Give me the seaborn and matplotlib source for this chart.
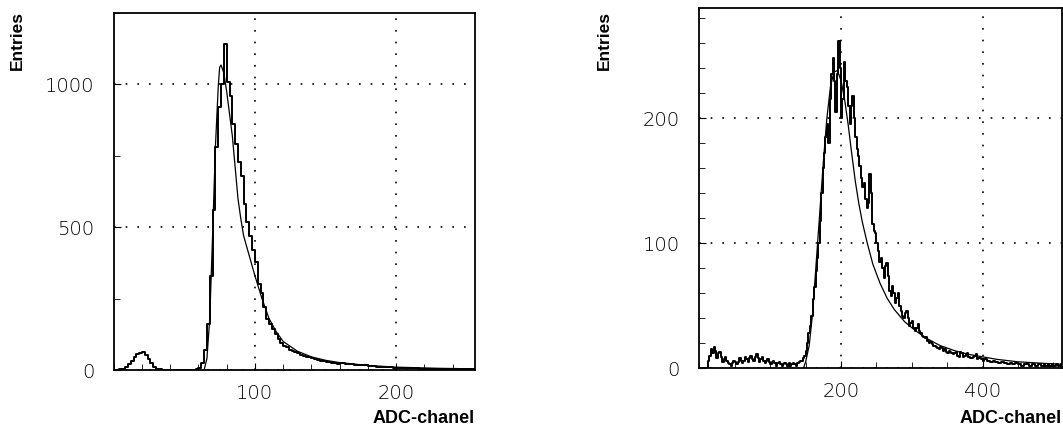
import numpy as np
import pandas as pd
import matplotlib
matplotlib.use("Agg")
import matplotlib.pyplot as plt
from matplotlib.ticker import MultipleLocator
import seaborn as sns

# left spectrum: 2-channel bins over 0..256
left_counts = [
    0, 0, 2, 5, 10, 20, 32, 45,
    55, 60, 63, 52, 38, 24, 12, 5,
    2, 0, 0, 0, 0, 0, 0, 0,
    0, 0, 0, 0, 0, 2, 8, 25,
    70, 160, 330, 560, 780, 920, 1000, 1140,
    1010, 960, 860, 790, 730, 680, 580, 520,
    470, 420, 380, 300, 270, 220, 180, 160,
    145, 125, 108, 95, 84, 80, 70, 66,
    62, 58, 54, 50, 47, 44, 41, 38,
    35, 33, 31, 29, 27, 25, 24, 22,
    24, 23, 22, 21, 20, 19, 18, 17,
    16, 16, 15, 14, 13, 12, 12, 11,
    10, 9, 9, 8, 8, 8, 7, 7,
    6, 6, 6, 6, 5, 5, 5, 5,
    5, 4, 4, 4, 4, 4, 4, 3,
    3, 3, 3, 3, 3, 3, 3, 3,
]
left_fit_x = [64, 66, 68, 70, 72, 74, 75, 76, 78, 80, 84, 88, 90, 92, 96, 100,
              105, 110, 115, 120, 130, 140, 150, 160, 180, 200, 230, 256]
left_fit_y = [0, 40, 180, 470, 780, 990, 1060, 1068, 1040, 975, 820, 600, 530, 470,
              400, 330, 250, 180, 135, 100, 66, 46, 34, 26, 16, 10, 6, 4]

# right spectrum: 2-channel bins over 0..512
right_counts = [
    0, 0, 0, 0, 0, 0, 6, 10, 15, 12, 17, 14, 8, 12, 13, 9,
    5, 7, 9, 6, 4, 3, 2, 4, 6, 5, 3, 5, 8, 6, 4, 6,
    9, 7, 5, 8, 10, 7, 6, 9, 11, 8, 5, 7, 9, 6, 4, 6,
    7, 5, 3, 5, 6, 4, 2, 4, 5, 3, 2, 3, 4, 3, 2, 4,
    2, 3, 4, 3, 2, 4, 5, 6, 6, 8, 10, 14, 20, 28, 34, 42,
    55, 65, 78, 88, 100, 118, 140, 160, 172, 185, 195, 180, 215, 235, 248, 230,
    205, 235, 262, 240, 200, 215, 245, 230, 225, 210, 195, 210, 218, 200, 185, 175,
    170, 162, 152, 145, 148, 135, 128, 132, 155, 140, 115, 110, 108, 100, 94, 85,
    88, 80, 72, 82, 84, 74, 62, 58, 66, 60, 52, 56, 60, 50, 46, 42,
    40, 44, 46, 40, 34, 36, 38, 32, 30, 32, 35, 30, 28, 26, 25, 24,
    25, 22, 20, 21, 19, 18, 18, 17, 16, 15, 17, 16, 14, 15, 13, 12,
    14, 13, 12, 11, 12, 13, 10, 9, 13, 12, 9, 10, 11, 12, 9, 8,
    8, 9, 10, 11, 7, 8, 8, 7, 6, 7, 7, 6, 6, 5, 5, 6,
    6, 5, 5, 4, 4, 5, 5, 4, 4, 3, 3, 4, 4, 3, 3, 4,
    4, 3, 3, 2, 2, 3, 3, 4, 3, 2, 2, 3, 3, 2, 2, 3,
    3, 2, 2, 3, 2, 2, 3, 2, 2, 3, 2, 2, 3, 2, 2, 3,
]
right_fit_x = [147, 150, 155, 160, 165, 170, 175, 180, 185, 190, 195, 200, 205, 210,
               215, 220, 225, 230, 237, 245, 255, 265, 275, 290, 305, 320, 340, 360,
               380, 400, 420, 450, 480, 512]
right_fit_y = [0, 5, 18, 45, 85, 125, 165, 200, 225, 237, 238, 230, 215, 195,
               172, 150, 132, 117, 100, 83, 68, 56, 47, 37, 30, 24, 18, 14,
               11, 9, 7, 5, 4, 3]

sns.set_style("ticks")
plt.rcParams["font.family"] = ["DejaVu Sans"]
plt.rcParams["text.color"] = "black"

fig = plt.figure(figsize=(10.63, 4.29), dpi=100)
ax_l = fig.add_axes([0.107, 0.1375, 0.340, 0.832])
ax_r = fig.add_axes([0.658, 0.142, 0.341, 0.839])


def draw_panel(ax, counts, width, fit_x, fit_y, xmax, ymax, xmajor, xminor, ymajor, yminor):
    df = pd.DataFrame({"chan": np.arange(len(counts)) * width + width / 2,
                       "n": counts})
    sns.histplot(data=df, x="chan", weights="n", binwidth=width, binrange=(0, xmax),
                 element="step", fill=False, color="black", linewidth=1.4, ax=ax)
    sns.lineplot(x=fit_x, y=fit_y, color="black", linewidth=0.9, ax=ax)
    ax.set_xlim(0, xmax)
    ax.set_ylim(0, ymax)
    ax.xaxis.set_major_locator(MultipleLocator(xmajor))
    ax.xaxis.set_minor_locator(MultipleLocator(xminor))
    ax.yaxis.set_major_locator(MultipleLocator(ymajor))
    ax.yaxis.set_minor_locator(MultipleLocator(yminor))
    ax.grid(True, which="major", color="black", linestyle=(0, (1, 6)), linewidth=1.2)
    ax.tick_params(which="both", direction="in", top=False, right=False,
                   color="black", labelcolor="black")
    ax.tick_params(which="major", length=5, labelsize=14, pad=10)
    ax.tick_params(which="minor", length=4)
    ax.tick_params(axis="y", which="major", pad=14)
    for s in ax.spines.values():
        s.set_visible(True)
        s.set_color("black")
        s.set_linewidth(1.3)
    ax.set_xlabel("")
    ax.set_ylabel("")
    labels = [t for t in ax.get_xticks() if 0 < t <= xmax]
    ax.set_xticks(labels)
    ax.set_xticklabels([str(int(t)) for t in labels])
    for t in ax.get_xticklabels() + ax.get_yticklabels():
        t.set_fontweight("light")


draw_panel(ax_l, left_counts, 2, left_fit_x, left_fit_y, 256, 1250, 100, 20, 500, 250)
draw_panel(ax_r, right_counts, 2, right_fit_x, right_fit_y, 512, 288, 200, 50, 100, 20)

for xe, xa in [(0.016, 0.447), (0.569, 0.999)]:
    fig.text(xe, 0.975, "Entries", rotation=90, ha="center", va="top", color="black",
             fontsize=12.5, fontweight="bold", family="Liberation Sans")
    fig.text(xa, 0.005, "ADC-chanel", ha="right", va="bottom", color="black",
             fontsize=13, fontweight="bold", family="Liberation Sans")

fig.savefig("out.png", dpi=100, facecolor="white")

________________________________________

Requirements: Check each line above for the word "matplotlib" and copy the ones that have it.

Result:
Give me the seaborn and matplotlib source for this chart.
import matplotlib
matplotlib.use("Agg")
import matplotlib.pyplot as plt
from matplotlib.ticker import MultipleLocator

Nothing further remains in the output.